## Instructions to follow
Search the entries for the word "code" and pull out each line that has it.

::: Records for this exercise

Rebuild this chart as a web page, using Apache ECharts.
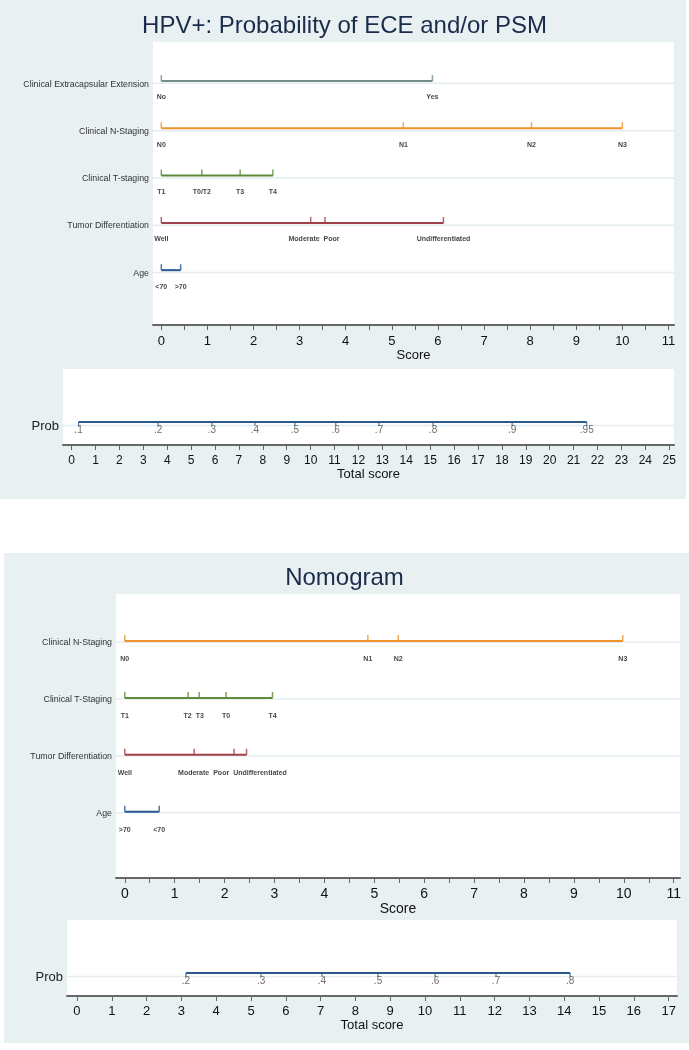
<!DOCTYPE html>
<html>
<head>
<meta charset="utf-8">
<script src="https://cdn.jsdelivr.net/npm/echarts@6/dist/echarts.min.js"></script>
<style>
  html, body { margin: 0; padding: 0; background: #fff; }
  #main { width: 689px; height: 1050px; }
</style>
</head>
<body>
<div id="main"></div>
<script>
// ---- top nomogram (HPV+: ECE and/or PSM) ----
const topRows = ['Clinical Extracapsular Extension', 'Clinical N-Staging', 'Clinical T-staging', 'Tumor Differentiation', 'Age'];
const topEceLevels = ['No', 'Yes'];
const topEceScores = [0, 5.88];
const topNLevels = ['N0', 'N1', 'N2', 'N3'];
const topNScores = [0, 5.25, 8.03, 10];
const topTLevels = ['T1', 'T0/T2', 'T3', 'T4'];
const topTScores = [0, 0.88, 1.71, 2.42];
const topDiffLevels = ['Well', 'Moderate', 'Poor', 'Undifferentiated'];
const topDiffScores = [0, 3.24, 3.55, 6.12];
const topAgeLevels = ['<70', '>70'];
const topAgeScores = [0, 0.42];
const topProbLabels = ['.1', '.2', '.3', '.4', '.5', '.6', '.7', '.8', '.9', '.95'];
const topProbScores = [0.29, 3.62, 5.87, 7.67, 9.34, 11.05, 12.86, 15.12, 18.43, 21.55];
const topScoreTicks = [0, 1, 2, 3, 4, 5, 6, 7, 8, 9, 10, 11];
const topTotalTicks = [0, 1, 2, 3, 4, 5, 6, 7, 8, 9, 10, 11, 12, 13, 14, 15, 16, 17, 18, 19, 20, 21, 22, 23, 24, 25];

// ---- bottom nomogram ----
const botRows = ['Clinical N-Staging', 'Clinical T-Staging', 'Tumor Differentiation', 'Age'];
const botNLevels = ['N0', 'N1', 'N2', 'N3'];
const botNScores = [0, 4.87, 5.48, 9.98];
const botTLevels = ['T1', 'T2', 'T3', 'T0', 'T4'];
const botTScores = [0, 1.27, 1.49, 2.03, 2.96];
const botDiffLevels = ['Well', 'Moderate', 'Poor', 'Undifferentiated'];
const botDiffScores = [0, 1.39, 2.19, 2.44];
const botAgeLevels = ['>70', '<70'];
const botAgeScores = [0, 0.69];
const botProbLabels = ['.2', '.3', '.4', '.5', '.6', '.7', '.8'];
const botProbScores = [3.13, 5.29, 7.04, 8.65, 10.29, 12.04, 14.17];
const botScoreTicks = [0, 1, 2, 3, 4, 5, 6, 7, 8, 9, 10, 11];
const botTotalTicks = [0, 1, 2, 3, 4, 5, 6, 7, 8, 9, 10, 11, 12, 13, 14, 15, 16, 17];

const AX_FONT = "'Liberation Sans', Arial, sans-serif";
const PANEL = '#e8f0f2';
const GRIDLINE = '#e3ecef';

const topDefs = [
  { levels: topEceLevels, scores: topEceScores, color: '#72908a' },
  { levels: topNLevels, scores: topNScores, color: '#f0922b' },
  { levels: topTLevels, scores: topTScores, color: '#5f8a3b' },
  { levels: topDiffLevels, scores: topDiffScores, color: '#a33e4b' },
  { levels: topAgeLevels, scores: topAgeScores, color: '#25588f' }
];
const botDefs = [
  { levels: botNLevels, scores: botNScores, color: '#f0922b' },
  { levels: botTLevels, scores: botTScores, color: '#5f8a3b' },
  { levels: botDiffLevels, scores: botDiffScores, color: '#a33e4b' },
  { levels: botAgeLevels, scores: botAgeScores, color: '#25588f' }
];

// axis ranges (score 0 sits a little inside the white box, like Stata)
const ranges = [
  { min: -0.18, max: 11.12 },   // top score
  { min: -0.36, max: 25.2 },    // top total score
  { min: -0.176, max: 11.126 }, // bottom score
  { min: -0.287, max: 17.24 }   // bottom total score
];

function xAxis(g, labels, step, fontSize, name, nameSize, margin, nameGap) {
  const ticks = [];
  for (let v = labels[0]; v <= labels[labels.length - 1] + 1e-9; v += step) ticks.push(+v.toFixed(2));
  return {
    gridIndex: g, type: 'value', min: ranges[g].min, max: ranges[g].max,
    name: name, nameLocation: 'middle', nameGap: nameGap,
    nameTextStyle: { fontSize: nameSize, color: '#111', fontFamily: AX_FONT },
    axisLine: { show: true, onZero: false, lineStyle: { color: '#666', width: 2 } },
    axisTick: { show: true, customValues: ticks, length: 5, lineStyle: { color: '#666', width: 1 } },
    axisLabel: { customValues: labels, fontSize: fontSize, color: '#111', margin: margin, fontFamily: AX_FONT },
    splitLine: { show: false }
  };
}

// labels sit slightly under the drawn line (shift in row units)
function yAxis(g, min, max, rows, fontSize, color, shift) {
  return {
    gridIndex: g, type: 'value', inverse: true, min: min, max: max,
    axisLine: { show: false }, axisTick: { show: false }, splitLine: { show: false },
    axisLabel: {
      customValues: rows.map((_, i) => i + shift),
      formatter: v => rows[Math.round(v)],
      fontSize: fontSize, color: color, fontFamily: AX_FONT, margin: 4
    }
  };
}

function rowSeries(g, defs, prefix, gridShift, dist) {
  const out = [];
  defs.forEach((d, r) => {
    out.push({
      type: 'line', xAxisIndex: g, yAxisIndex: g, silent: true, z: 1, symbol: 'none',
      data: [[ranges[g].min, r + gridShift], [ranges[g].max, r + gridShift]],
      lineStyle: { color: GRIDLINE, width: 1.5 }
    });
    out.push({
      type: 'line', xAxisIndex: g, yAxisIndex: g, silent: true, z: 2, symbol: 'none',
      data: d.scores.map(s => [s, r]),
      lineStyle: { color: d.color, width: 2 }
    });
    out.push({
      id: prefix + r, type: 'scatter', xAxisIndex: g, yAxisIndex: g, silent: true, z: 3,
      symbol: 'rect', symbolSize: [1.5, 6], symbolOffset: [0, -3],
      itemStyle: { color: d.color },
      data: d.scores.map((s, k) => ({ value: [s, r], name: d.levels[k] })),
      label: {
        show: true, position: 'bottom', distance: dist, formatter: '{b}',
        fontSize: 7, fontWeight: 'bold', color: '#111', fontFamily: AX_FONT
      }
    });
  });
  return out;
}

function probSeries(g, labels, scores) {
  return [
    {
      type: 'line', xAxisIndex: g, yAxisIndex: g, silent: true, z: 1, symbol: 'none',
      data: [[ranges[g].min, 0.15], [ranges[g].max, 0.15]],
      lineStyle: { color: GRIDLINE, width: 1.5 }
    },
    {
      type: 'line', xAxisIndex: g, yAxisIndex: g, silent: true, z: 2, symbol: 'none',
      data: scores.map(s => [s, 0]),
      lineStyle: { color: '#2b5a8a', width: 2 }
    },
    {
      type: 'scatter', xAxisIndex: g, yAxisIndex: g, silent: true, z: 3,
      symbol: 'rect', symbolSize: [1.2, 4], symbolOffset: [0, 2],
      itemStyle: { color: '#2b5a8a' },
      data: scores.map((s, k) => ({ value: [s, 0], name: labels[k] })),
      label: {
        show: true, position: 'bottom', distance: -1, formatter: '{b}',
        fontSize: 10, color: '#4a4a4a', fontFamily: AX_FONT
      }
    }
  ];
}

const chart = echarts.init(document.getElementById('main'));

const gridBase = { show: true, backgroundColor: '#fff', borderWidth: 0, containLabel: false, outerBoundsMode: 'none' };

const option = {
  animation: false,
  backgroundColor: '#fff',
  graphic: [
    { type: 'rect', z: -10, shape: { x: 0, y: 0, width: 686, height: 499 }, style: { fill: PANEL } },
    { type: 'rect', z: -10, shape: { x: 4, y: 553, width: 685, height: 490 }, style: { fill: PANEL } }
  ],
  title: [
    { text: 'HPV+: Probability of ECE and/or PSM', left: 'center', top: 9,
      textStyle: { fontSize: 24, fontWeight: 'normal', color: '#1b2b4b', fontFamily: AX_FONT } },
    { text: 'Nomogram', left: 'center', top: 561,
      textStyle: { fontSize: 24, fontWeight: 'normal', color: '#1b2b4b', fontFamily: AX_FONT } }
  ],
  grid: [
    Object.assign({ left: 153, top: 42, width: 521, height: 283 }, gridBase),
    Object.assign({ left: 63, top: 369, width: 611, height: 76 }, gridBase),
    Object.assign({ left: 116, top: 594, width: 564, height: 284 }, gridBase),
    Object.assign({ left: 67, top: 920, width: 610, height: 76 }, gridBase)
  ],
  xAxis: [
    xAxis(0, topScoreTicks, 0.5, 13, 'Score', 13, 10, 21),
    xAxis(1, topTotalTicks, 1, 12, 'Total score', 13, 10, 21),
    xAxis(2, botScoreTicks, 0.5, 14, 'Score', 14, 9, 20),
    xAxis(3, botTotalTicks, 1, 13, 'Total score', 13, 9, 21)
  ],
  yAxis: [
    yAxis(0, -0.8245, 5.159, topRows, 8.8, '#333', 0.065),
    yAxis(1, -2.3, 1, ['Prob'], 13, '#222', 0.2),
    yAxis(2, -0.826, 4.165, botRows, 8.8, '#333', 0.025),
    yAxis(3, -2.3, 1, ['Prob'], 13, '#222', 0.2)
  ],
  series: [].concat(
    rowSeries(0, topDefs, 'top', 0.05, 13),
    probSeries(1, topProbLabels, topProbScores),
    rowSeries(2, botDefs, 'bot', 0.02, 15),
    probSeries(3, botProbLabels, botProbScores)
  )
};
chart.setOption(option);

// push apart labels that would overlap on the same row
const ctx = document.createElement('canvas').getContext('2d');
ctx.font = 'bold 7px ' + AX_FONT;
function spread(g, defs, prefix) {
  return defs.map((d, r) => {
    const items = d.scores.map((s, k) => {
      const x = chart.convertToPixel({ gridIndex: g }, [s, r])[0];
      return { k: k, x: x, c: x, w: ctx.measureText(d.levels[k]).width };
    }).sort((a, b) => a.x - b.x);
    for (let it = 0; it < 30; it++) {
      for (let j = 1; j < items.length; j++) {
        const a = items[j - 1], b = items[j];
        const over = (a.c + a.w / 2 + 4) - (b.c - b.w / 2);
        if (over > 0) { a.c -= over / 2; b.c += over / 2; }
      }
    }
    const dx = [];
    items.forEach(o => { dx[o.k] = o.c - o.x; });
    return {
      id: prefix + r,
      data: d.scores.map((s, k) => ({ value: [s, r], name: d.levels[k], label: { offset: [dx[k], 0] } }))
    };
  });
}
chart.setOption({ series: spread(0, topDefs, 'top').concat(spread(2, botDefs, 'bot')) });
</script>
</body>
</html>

::::::
::: Records for this exercise

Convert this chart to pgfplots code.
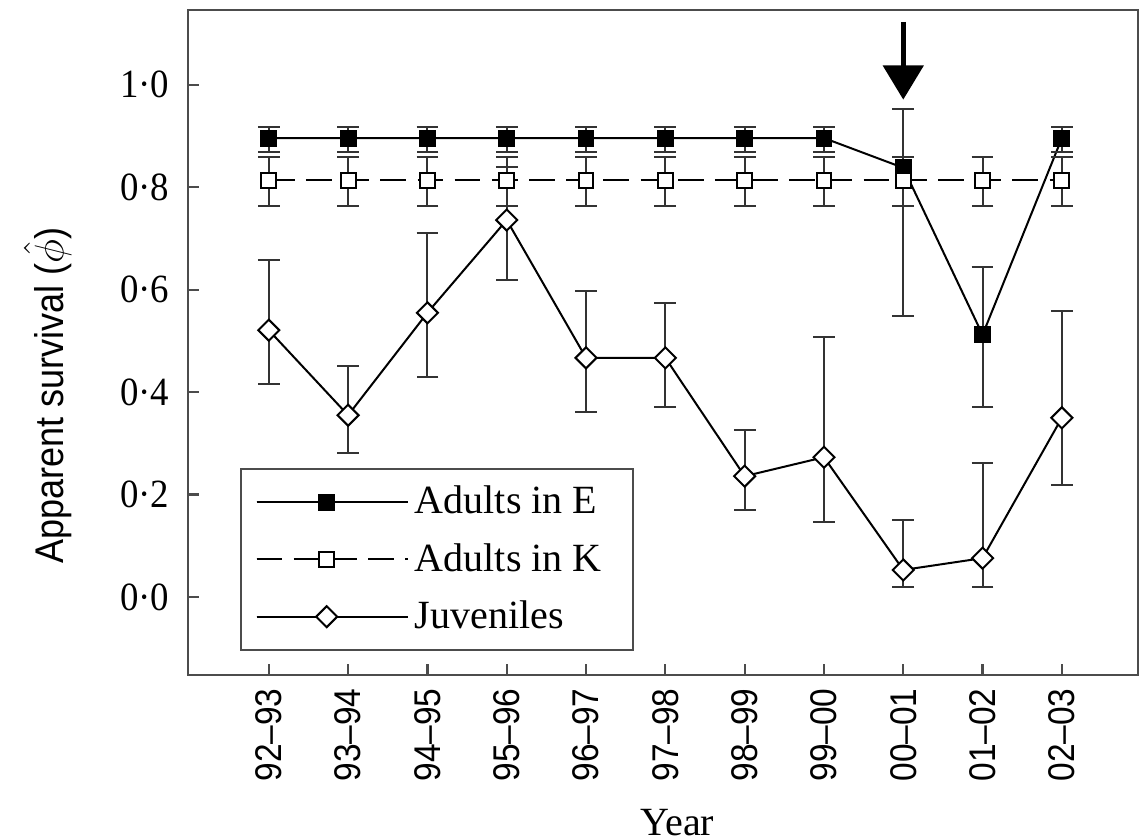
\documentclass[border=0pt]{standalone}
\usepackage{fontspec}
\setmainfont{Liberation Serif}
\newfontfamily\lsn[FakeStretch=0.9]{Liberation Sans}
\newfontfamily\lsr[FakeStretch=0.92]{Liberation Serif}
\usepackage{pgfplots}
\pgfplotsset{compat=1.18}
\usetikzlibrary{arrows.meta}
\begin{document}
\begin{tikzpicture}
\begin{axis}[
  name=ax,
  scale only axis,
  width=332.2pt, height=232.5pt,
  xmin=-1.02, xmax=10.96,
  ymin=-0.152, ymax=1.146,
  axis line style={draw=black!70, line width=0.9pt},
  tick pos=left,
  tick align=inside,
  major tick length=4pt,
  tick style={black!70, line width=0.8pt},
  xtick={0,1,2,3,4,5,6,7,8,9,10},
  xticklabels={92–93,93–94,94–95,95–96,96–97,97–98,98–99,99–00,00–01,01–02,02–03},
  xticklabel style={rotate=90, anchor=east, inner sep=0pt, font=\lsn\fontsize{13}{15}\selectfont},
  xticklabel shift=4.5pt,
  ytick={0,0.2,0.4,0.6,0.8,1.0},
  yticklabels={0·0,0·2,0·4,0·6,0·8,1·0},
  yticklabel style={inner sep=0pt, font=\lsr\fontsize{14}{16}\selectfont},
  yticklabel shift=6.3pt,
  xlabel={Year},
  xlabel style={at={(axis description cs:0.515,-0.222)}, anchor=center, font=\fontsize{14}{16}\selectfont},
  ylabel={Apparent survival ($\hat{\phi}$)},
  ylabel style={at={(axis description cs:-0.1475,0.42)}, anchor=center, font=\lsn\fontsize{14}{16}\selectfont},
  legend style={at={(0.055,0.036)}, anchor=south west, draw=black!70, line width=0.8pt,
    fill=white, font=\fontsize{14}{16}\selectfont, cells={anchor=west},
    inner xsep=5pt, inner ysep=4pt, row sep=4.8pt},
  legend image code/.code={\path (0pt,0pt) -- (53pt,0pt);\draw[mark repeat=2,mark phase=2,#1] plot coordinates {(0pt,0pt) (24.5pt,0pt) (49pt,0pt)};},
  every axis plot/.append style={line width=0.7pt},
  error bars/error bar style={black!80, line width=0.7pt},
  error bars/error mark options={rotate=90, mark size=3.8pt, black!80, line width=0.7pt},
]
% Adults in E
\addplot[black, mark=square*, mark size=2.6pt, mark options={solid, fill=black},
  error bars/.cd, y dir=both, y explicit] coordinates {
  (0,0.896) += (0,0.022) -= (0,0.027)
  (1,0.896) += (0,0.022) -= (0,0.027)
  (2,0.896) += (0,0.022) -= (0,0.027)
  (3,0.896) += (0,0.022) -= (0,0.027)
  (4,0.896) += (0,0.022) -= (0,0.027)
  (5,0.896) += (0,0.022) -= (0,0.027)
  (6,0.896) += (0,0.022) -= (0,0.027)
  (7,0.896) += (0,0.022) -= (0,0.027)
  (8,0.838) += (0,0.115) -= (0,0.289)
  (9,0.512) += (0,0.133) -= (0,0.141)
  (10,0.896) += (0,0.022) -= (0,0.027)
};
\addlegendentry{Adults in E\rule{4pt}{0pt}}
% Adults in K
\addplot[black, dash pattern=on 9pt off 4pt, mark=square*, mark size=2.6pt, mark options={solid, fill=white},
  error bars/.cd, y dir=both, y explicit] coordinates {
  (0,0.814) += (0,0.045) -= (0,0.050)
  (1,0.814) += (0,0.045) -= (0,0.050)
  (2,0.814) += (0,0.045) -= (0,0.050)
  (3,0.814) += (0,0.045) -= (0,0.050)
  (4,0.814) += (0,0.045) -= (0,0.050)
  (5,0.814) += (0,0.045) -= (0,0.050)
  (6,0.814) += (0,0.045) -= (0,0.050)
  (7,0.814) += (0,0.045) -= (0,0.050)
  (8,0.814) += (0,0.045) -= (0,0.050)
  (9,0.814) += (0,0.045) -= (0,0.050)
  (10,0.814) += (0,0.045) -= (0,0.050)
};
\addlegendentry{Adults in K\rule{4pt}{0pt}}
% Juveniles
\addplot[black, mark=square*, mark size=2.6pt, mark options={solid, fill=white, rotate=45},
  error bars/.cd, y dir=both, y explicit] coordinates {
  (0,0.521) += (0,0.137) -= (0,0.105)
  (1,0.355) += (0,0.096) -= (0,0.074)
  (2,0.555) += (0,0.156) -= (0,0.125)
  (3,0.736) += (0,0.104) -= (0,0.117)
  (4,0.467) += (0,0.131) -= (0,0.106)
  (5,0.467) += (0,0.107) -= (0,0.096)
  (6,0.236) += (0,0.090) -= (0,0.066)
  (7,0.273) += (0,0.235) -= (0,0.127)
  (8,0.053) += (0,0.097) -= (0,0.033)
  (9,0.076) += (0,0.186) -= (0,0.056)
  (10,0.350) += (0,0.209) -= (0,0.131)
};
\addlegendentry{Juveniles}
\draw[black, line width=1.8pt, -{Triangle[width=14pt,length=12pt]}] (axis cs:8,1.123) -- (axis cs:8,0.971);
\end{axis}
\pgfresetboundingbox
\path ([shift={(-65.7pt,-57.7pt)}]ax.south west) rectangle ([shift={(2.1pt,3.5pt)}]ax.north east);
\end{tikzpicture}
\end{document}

::::::
::: Records for this exercise

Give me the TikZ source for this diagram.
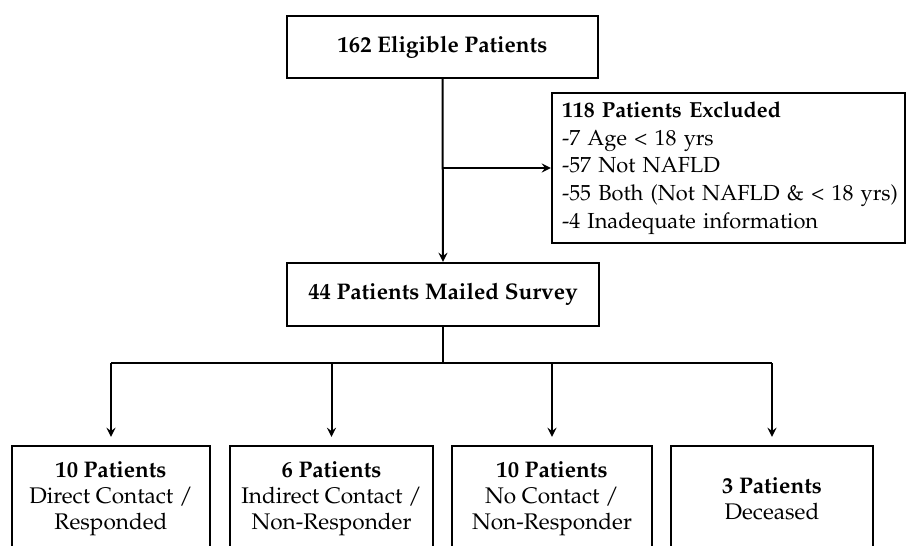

::::::

## Answer
Convert this chart to pgfplots code.
  legend image code/.code={\path (0pt,0pt) -- (53pt,0pt);\draw[mark repeat=2,mark phase=2,#1] plot coordinates {(0pt,0pt) (24.5pt,0pt) (49pt,0pt)};},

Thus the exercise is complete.